Aujourd’hui, le danger imminent qui mine la scène politique tunisienne, c’est que le champ de politique attise l’appétit des affairistes véreux. Sinon pourquoi un Nabil Karoui, un Faouzi Elloumi, une Zohra Driss, un Frikha ou un Sellami se casseraient la tête à perdre temps, argent et énergie ailleurs que pour faire fructifier leurs affaires ? N’est-ce pas la vocation naturelle d’un entrepreneur dans un système capitaliste ? Nos entrepreneurs à nous seraient-ils tous des Gandhi en herbe mus uniquement par des valeurs tel que l’intérêt de leur pays, l’amour du bien commun et l’altruisme au détriment de leur santé et de leur vie en y consentant tous ces sacrifices …Voyons donc ! La réponse est limpide et ne souffre aucun doute : ils s’impliquent dans le champ politique pour s’offrir une nouvelle virginité, pour continuer à pomper impunément les richesses du pays sans s’acquitter de leurs impôts et en méprisant toutes sortes de législations (environnement, droit du travail, cotisations sociales et j’en passe)…
Aujourd’hui il ne faut plus se voiler la face, ce sont les Bouchamaoui et consorts, que personne n’a élus, qui dictent au gouvernement actuel ce qu’il doit et ne doit pas faire …Bien sûr, le robinet d’argent sale qui a fonctionné à pleins pots pour financer aussi bien Nidaa que Nahdha pendant la campagne, met en otage nos politiciens élus face à ces vampires ( à supposer que les premiers soient animés de bonne volonté pour faire bouger ou changer les choses, ce dont je doute comme de la bonne moralité d’Al Capone).

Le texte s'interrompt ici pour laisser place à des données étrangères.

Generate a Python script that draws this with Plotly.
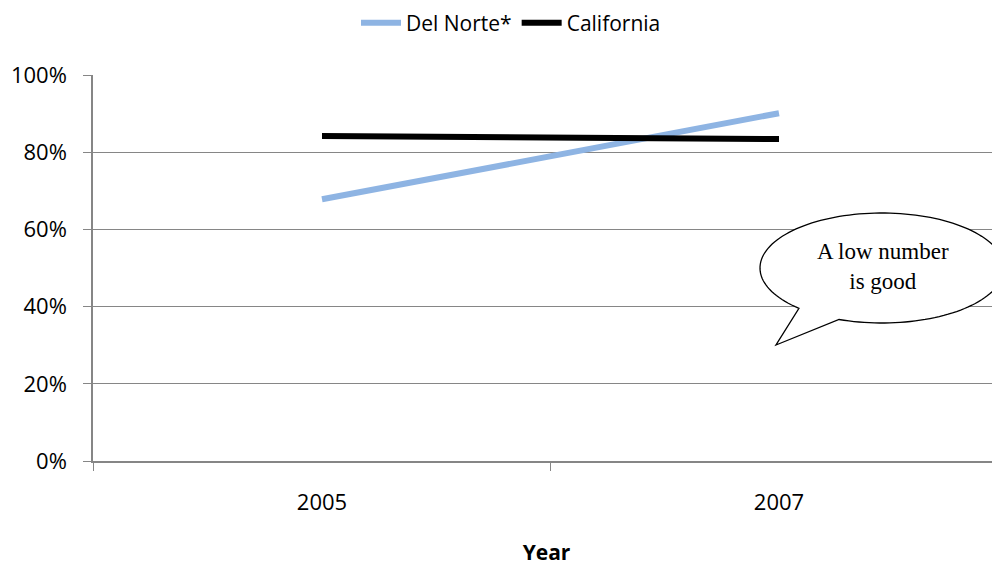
import numpy as np
import plotly.graph_objects as go

years = ["2005", "2007"]
del_norte = [0.678, 0.901]
california = [0.842, 0.834]
y_ticks = [0, 0.2, 0.4, 0.6, 0.8, 1.0]
callout_text = "A low number<br>is good"

OFF = 8  # page body margin offset
W, H = 1000 - OFF, 568 - OFF
L, R, T = 93 - OFF, 0, 75 - OFF
B = H - (461 - OFF)
pw, ph = W - L - R, H - T - B

def px2paper(px, py):
    # px, py: window pixel coords of the reference
    return (px - OFF - L) / pw, (H - B - (py - OFF)) / ph

fig = go.Figure()
fig.add_trace(go.Scatter(x=years, y=del_norte, mode="lines", name="Del Norte*",
                         line=dict(color="#8EB4E3", width=6)))
fig.add_trace(go.Scatter(x=years, y=california, mode="lines", name="California",
                         line=dict(color="#000000", width=6)))

# speech bubble path (pixels -> paper)
cx, cy, rx, ry = 882, 268, 122, 55
t0 = np.deg2rad(132.9)
t1 = np.deg2rad(360 + 110.6)
ts = np.linspace(t0, t1, 140)
pts = [(cx + rx * np.cos(t), cy + ry * np.sin(t)) for t in ts]
pts.append((776, 345))
path = ""
for i, (a, b) in enumerate(pts):
    xp, yp = px2paper(a, b)
    path += ("M" if i == 0 else "L") + f"{xp:.5f},{yp:.5f} "
path += "Z"
fig.add_shape(type="path", path=path, xref="paper", yref="paper",
              line=dict(color="black", width=1.3), fillcolor="white", layer="above")
tx, ty = px2paper(883, 266)
fig.add_annotation(x=tx, y=ty, xref="paper", yref="paper", text=callout_text,
                   showarrow=False, xanchor="center", yanchor="middle",
                   font=dict(family="Liberation Serif, Times New Roman, serif",
                             size=23, color="black"),
                   align="center")

# category positions: 2005 at window x=322, 2007 at 779
x0 = -((322 - OFF) - L) / 457
x1 = x0 + pw / 457

fig.update_layout(
    width=W, height=H,
    margin=dict(l=L, r=R, t=T, b=B, autoexpand=False),
    paper_bgcolor="white", plot_bgcolor="white",
    font=dict(family="Open Sans, sans-serif", size=22, color="black"),
    showlegend=True,
    legend=dict(orientation="h", xref="container", yref="container",
                x=(511 - OFF) / W, xanchor="center", y=1 - 15 / H, yanchor="middle",
                font=dict(size=21), itemwidth=40, tracegroupgap=0),
    xaxis=dict(type="category", range=[x0, x1], showgrid=False, automargin=False,
               showline=True, linecolor="#868686", linewidth=1.5,
               ticks="outside", tickson="boundaries", ticklen=8, tickcolor="#868686",
               ticklabelstandoff=21,
               title=dict(text="<b>Year</b>", standoff=30, font=dict(size=21))),
    yaxis=dict(range=[0, 1], tickvals=y_ticks, tickformat=".0%", automargin=False,
               showgrid=True, gridcolor="#868686", gridwidth=1.2,
               showline=True, linecolor="#868686", linewidth=1.5,
               ticks="outside", ticklen=8, tickcolor="#868686",
               ticklabelstandoff=12, zeroline=False),
)

fig.write_html("out.html")
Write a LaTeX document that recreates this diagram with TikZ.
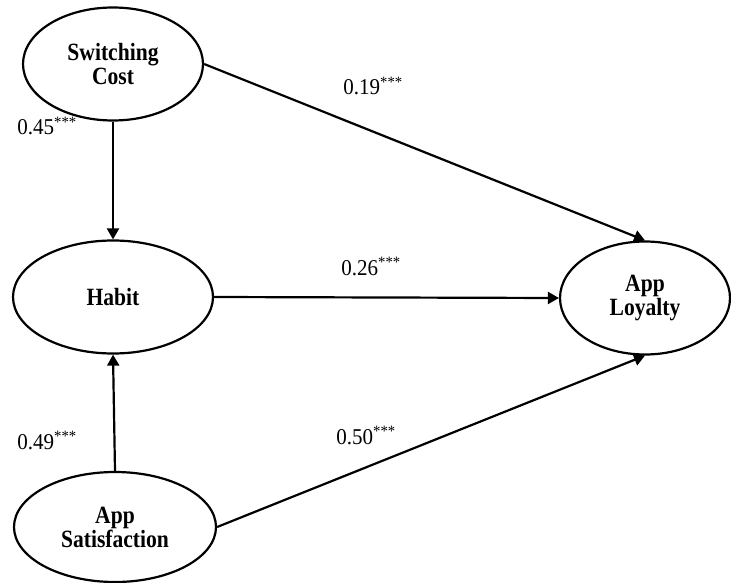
\documentclass[tikz,border=0pt]{standalone}
\usepackage{fontspec}
\setmainfont{Liberation Serif}
\newfontfamily\latentfont[FakeStretch=0.87]{Liberation Serif}
\newfontfamily\coeffont[FakeStretch=0.93]{Liberation Serif}
\usetikzlibrary{shapes.geometric,arrows.meta}
\begin{document}
\begin{tikzpicture}
[latentdecorate/.style={draw,ellipse,line width=1.1pt,inner sep=0pt,align=center,
  font=\latentfont\fontsize{12.4}{12}\selectfont\bfseries},
 pathdecorate/.style={line width=1.1pt,-{Triangle[length=5.5pt,width=6pt]}},
 coefdecorate/.style={anchor=base west,inner sep=0pt,font=\coeffont\fontsize{11.3}{12}\selectfont},
 x=0.5pt,y=-0.5pt]
\useasboundingbox (0,0) rectangle (731,582);
%% the latent constructs
\node[latentdecorate,minimum width=90pt,minimum height=56.5pt] (cost) at (113,64) {Switching\\Cost};
\node[latentdecorate,minimum width=100pt,minimum height=56.5pt] (habit) at (113,297) {Habit};
\node[latentdecorate,minimum width=101pt,minimum height=55pt] (satis) at (115,527) {App\\Satisfaction};
\node[latentdecorate,minimum width=85pt,minimum height=56.5pt] (loyal) at (645,298) {App\\Loyalty};
%% the structural paths
\foreach \from/\to in {cost.south/habit.north, satis.north/habit.south, cost.east/loyal.north, habit.east/loyal.west, satis.east/loyal.south}
{
  \draw[pathdecorate] (\from) -- (\to);
}
%% the path coefficients
\node[coefdecorate] (coefcost) at (17,135) {0.45\textsuperscript{***}};
\node[coefdecorate] (coefcostloyal) at (343,95) {0.19\textsuperscript{***}};
\node[coefdecorate] (coefhabit) at (341,275) {0.26\textsuperscript{***}};
\node[coefdecorate] (coefsatis) at (17,449) {0.49\textsuperscript{***}};
\node[coefdecorate] (coefsatisloyal) at (336,444) {0.50\textsuperscript{***}};
\end{tikzpicture}
\end{document}
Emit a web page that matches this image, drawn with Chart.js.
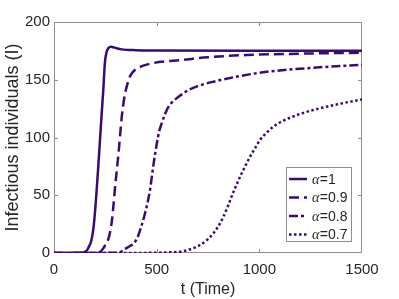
<!DOCTYPE html>
<html>
<head>
<meta charset="utf-8">
<script src="https://cdn.jsdelivr.net/npm/chart.js@4"></script>
<style>
  html, body { margin: 0; padding: 0; background: #fff; }
  #wrap { width: 399px; height: 299px; }
</style>
</head>
<body>
<div id="wrap"><canvas id="chart" width="399" height="299"></canvas></div>
<script>
// Data
const alphaLabels = ['α=1', 'α=0.9', 'α=0.8', 'α=0.7'];

const tAlpha1 = [0, 140, 155, 162, 170, 180, 191, 200, 208, 216, 224, 232, 240, 248, 256, 265, 278, 295, 330, 400, 500, 1000, 1500];
const iAlpha1 = [0, 0.5, 1.5, 2.6, 5.5, 9.5, 20, 36, 55, 76, 98, 120, 141, 165, 174, 177.5, 178.6, 177.8, 176.3, 175.6, 175.4, 175.2, 175.2];

const tAlpha09 = [0, 200, 225, 240, 250, 260, 268, 282, 290, 298, 306, 314, 322, 330, 342, 354, 368, 381, 394, 422, 460, 520, 614, 750, 938, 1200, 1500];
const iAlpha09 = [0, 0, 1, 4, 7, 10, 14, 28, 42, 58, 72, 86, 102, 118, 134, 144, 152, 156, 158.5, 161.3, 163.5, 165.5, 167, 169.5, 171.4, 172.6, 173.4];

const tAlpha08 = [0, 300, 325, 346, 370, 390, 410, 425, 440, 455, 468, 484, 500, 512, 524, 540, 557, 580, 605, 654, 700, 776, 900, 1019, 1263, 1500];
const iAlpha08 = [0, 0.2, 1, 3.5, 6, 8.5, 15, 23, 32, 43, 55, 76, 94, 105, 112, 120, 126.5, 131.5, 135, 141, 144.5, 148.3, 153, 156.5, 160.4, 163];

const tAlpha07 = [0, 450, 550, 614, 660, 711, 750, 776, 800, 825, 850, 873, 895, 914, 935, 955, 980, 1003, 1035, 1068, 1100, 1200, 1300, 1400, 1500];
const iAlpha07 = [0, 0.1, 0.5, 1.1, 3, 6.9, 12, 17, 23, 31.4, 42, 52.5, 61.5, 69, 76.5, 83.4, 91, 97.8, 104, 109.4, 113, 120.5, 125.5, 129.5, 133];

const xTicks = [0, 500, 1000, 1500];
const yTicks = [0, 50, 100, 150, 200];

const lineColor = '#3b0b6e';
const textColor = '#262626';
const frameColor = '#8f8f8f';
const fontFamily = '"Liberation Sans", Arial, Helvetica, sans-serif';

const toPoints = (ts, is) => ts.map((t, k) => ({ x: t, y: is[k] }));

const series = [
    { t: tAlpha1, i: iAlpha1, dash: [] },
    { t: tAlpha09, i: iAlpha09, dash: [10, 5] },
    { t: tAlpha08, i: iAlpha08, dash: [9, 3, 3, 3] },
    { t: tAlpha07, i: iAlpha07, dash: [2.5, 2.5] }
];

// Box around the plot with inward ticks (MATLAB style)
const frameBox = {
    id: 'frameBox',
    beforeDatasetsDraw(chart) {
        const { ctx, chartArea: a, scales } = chart;
        ctx.save();
        ctx.strokeStyle = frameColor;
        ctx.lineWidth = 1;
        ctx.strokeRect(a.left + 0.5, a.top + 0.5, a.right - a.left - 1, a.bottom - a.top - 1);
        const len = 4;
        ctx.beginPath();
        xTicks.slice(1, -1).forEach(v => {
            const px = Math.round(scales.x.getPixelForValue(v)) + 0.5;
            ctx.moveTo(px, a.bottom); ctx.lineTo(px, a.bottom - len);
            ctx.moveTo(px, a.top); ctx.lineTo(px, a.top + len);
        });
        yTicks.slice(1, -1).forEach(v => {
            const py = Math.round(scales.y.getPixelForValue(v)) + 0.5;
            ctx.moveTo(a.left, py); ctx.lineTo(a.left + len, py);
            ctx.moveTo(a.right, py); ctx.lineTo(a.right - len, py);
        });
        ctx.stroke();
        ctx.restore();
    }
};

// Legend box in the lower right of the plot
const innerLegend = {
    id: 'innerLegend',
    afterDraw(chart) {
        const { ctx, chartArea: a } = chart;
        const boxW = 66, boxH = 75;
        const x0 = a.right - 10 - boxW;
        const y0 = a.bottom - 11 - boxH;
        ctx.save();
        ctx.fillStyle = '#fff';
        ctx.fillRect(x0, y0, boxW, boxH);
        ctx.strokeStyle = frameColor;
        ctx.lineWidth = 1;
        ctx.strokeRect(x0 + 0.5, y0 + 0.5, boxW - 1, boxH - 1);
        chart.data.datasets.forEach((ds, k) => {
            const y = y0 + 12 + k * 18.5;
            ctx.strokeStyle = ds.borderColor;
            ctx.lineWidth = ds.borderWidth;
            ctx.setLineDash(ds.borderDash);
            ctx.beginPath();
            ctx.moveTo(x0 + 3, y);
            ctx.lineTo(x0 + 21, y);
            ctx.stroke();
            ctx.setLineDash([]);
            ctx.fillStyle = textColor;
            ctx.textBaseline = 'middle';
            ctx.textAlign = 'left';
            ctx.font = 'italic 14px "Liberation Serif", "Times New Roman", serif';
            const greek = ds.label.charAt(0);
            ctx.fillText(greek, x0 + 26, y + 1);
            const gw = ctx.measureText(greek).width;
            ctx.font = '14px ' + fontFamily;
            ctx.fillText(ds.label.slice(1), x0 + 26 + gw + 0.5, y + 1);
        });
        ctx.restore();
    }
};

const ctx = document.getElementById('chart').getContext('2d');

new Chart(ctx, {
    type: 'line',
    data: {
        datasets: series.map((s, k) => ({
            label: alphaLabels[k],
            data: toPoints(s.t, s.i),
            borderColor: lineColor,
            backgroundColor: lineColor,
            borderWidth: 2.5,
            borderDash: s.dash,
            pointRadius: 0,
            cubicInterpolationMode: 'monotone',
            fill: false
        }))
    },
    options: {
        responsive: false,
        animation: false,
        layout: { padding: { top: 22, right: 37, left: 0, bottom: 0 } },
        plugins: {
            legend: { display: false },
            tooltip: { enabled: false }
        },
        scales: {
            x: {
                type: 'linear',
                min: 0,
                max: 1500,
                afterBuildTicks: scale => { scale.ticks = xTicks.map(v => ({ value: v })); },
                afterFit: scale => { scale.height = 46; },
                grid: { display: false, drawTicks: false },
                border: { display: false },
                ticks: {
                    color: textColor,
                    font: { family: fontFamily, size: 15 },
                    padding: 8,
                    maxRotation: 0,
                    callback: v => String(v)
                },
                title: {
                    display: true,
                    text: 't (Time)',
                    color: textColor,
                    font: { family: fontFamily, size: 16 },
                    padding: { top: 0, bottom: 0 }
                }
            },
            y: {
                min: 0,
                max: 200,
                afterBuildTicks: scale => { scale.ticks = yTicks.map(v => ({ value: v })); },
                afterFit: scale => { scale.width = 54; },
                grid: { display: false, drawTicks: false },
                border: { display: false },
                ticks: {
                    color: textColor,
                    font: { family: fontFamily, size: 15 },
                    padding: 4,
                    callback: v => String(v)
                },
                title: {
                    display: true,
                    text: 'Infectious individuals (I)',
                    color: textColor,
                    font: { family: fontFamily, size: 18 },
                    padding: { top: 2, bottom: 0 }
                }
            }
        }
    },
    plugins: [frameBox, innerLegend]
});
</script>
</body>
</html>
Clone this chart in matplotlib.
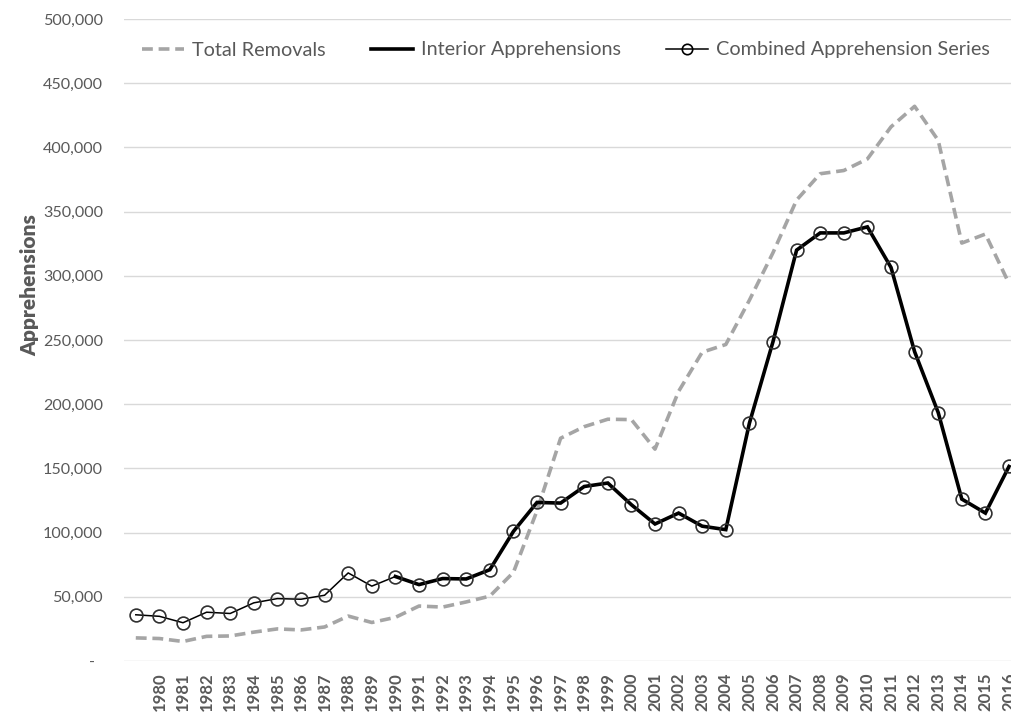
import matplotlib
matplotlib.use("Agg")
import matplotlib.pyplot as plt
from matplotlib.lines import Line2D
from matplotlib.ticker import FuncFormatter, FixedLocator
import numpy as np

# ---------------- data ----------------
years = list(range(1979, 2017))
year_labels = [""] + [str(y) for y in range(1980, 2017)]

total_removals = [
    18000, 17500, 15200, 19200, 19500, 22500, 25000, 24200, 26500, 35000,
    30000, 34000, 42800, 42000, 46000, 50500, 69000, 117000, 173500, 182500,
    188300, 188000, 165000, 210000, 240500, 246500, 281000, 318000, 359000,
    379500, 382000, 391000, 416000, 432000, 405500, 325500, 332500, 294000,
]

combined_series = [
    36000, 34800, 29800, 38000, 37000, 45300, 48600, 48100, 51200, 68600,
    58300, 65800, 59500, 64200, 63900, 71100, 100900, 123500, 123000, 135900,
    138600, 121700, 106700, 115200, 105000, 102300, 185200, 248700, 320000,
    333400, 333400, 338100, 306500, 240900, 193500, 126100, 115200, 151500,
]

interior_years = list(range(1990, 2017))
interior_apprehensions = [
    65800, 59500, 64200, 63900, 71100, 100900, 123500, 123000, 135900,
    138600, 121700, 106700, 115200, 105000, 102300, 185200, 248700, 320000,
    333400, 333400, 338100, 306500, 240900, 193500, 126100, 115200, 151500,
]

y_ticks = list(range(0, 500001, 50000))

# ---------------- style ----------------
TEXT = "#595959"
GRID = "#D9D9D9"
GRAY = "#A5A5A5"
FONT = "Lato"

plt.rcParams["font.family"] = [FONT, "DejaVu Sans"]

fig = plt.figure(figsize=(10.11, 7.13), dpi=100)
W, H = 1011.0, 713.0
left_px, right_px = 124.0, 124.0 + 38 * 23.6
top_px, bottom_px = 19.0, 661.0
ax = fig.add_axes([left_px / W, (H - bottom_px) / H,
                   (right_px - left_px) / W, (bottom_px - top_px) / H])

pos = {y: i for i, y in enumerate(years)}
x_all = np.array([pos[y] for y in years], dtype=float)
x_int = np.array([pos[y] for y in interior_years], dtype=float)

dash = (0, (3.0, 1.6))
ax.plot(x_all, total_removals, color=GRAY, lw=2.6, linestyle=dash,
        dash_capstyle="butt", dash_joinstyle="round", zorder=3)
ax.plot(x_int, interior_apprehensions, color="black", lw=2.6,
        solid_joinstyle="miter", zorder=4)
ax.plot(x_all, combined_series, color="black", lw=1.1, marker="o",
        markersize=9.2, markerfacecolor="none", markeredgecolor="#303030",
        markeredgewidth=1.2, zorder=5)

# axes
ax.set_xlim(-0.5, 37.5)
ax.set_ylim(0, 500000)
ax.xaxis.set_major_locator(FixedLocator(x_all))
ax.set_xticklabels(year_labels, rotation=90, fontsize=12, fontweight="bold",
                   color=TEXT, va="top", ha="center")
ax.tick_params(axis="x", length=0, pad=8)
ax.yaxis.set_major_locator(FixedLocator(y_ticks))
ax.yaxis.set_major_formatter(FuncFormatter(
    lambda v, p: "-  " if v == 0 else f"{int(v):,}"))
ax.tick_params(axis="y", length=0, pad=15, labelsize=11.6, labelcolor=TEXT)
ax.yaxis.grid(True, color=GRID, lw=1.0)
ax.set_axisbelow(True)
for s in ax.spines.values():
    s.set_visible(False)

fig.text(30 / W, 1 - 285 / H, "Apprehensions", rotation=90, ha="center",
         va="center", fontsize=15, fontweight="heavy", color=TEXT)

handles = [
    Line2D([], [], color=GRAY, lw=2.6, linestyle=dash),
    Line2D([], [], color="black", lw=2.6),
    Line2D([], [], color="black", lw=1.1, marker="o", markersize=7.5,
           markerfacecolor="none", markeredgecolor="black", markeredgewidth=1.2),
]
labels = ["Total Removals", "Interior Apprehensions", "Combined Apprehension Series"]
leg = fig.legend(handles, labels, loc="center", ncol=3, frameon=False,
                 bbox_to_anchor=(566 / W, 1 - 50 / H), fontsize=14.3,
                 handlelength=2.1, handletextpad=0.4, columnspacing=2.3,
                 borderaxespad=0)
for t in leg.get_texts():
    t.set_color(TEXT)

fig.savefig("out.png", dpi=100)
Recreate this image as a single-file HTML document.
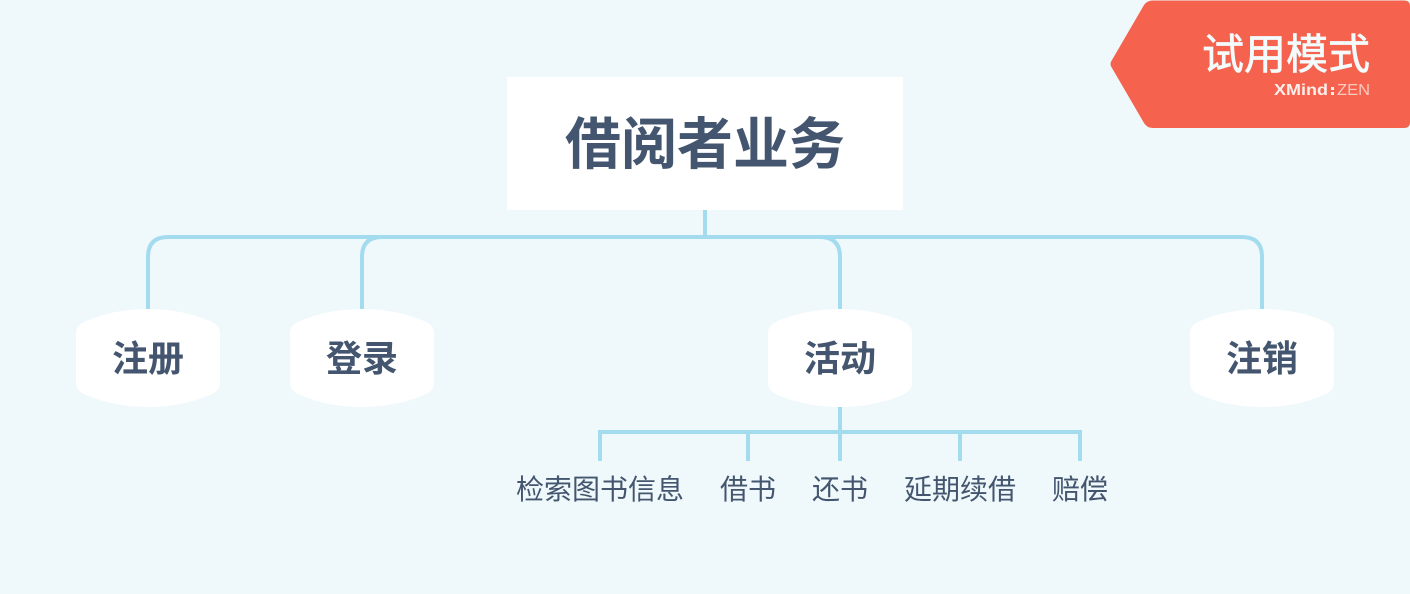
<!DOCTYPE html>
<html lang="zh"><head><meta charset="utf-8"><title>借阅者业务</title>
<style>
html,body{margin:0;padding:0;width:1410px;height:594px;overflow:hidden;background:#eff8fb}
svg{display:block}
text{font-family:"Liberation Sans","Noto Sans CJK SC",sans-serif;fill:#44566f;text-anchor:middle}
.b{font-weight:700}
</style></head><body>
<svg width="1410" height="594" viewBox="0 0 1410 594" xmlns="http://www.w3.org/2000/svg">
<defs>
<path id="n" d="M0 24 Q0 16 10 12 Q38 0 72 0 Q106 0 134 12 Q144 16 144 24 V74 Q144 82 134 86 Q106 98 72 98 Q38 98 10 86 Q0 82 0 74 Z" fill="#fff"/>
</defs>
<rect width="1410" height="594" fill="#eff8fb"/>
<g fill="none" stroke="#a3dcef" stroke-width="4">
<path d="M705 210V237"/>
<path d="M148 309V257Q148 237 168 237H1242Q1262 237 1262 257V309"/>
<path d="M362 309V257Q362 237 382 237"/>
<path d="M820 237Q840 237 840 257V309"/>
<path d="M840 407V461"/>
<path d="M600 461V432H1080V461"/>
<path d="M748 432V461M960 432V461"/>
</g>
<rect x="507" y="77" width="396" height="133" fill="#fff"/>
<text class="b" x="705" y="164" font-size="56">借阅者业务</text>
<use href="#n" x="76" y="309"/>
<use href="#n" x="290" y="309"/>
<use href="#n" x="768" y="309"/>
<use href="#n" x="1190" y="309"/>
<text class="b" x="148" y="371" font-size="36">注册</text>
<text class="b" x="362" y="371" font-size="36">登录</text>
<text class="b" x="840" y="371" font-size="36">活动</text>
<text class="b" x="1262" y="371" font-size="36">注销</text>
<text x="600" y="499" font-size="28">检索图书信息</text>
<text x="748" y="499" font-size="28">借书</text>
<text x="840" y="499" font-size="28">还书</text>
<text x="960" y="499" font-size="28">延期续借</text>
<text x="1080" y="499" font-size="28">赔偿</text>
<path d="M1144 5Q1147 0.5 1153 0.5H1404Q1410 0.5 1410 6V122Q1410 128 1404 128H1153Q1147 128 1144 123L1112 68Q1109 64 1112 60Z" fill="#f5634f"/>
<text x="1370" y="69" font-size="42" stroke="#f3fbfc" stroke-width="0.7" style="fill:#f3fbfc;text-anchor:end">试用模式</text>
<text x="1274" y="95" font-size="16" class="b" textLength="54" lengthAdjust="spacingAndGlyphs" style="fill:#fdeeea;text-anchor:start">XMind</text>
<rect x="1331" y="87" width="3" height="3" fill="#fdeeea"/>
<rect x="1331" y="92" width="3" height="3" fill="#fdeeea"/>
<text x="1337" y="95" font-size="16" textLength="33" lengthAdjust="spacingAndGlyphs" style="fill:#fbc8c0;text-anchor:start">ZEN</text>
</svg>
</body></html>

Corollaire de tout ce remue-ménages

Nous nous trouvons de fait dans une situation fort semblable à celle de la Russie après l’effondrement du communisme (toutes proportions gardées)…C’est-à-dire que nous sommes face à un système où les oligarques se positionnent profitant de la faiblesse du président et de la faiblesse des institutions démocratiques encore à un stade de développement embryonnaire (un BCE cacochyme et clownesque me rappelle dangereusement un Eltsine ivrogne et manipulé par son entourage) …

Cela nous ramène aussi à l’été 2013, quand profitant des deux assassinats politique et du putsch égyptien, les forces de la contre-révolution avaient compris que le fruit était mûr et qu’il fallait le cueillir. Ils ont alors financé et organisé le sit-in «surfait» du Bardo, évincé leurs adversaires du gouvernement sous prétexte de technocratie pour neutraliser la dimension «politique» du débat et dérouler leur scenario jusqu’à l’apogée avec la double élection de Nidaa-BCE fin 2014. Les forces de la révolution n’ont pas fait preuve de la même détermination hélas …

Il y avait probablement encore une possibilité pour limiter les dégâts avec les élections de 2014, mais une bonne moitié de la population a préféré succomber aux sirènes de la facilite du confort intellectuel, du court-termisme égoïste et au fantasme du danger imminent d’une dictature théocratique en avalant la pilule du vote utile…Maintenant je crains fort que le ver ne soit déjà dans le fruit.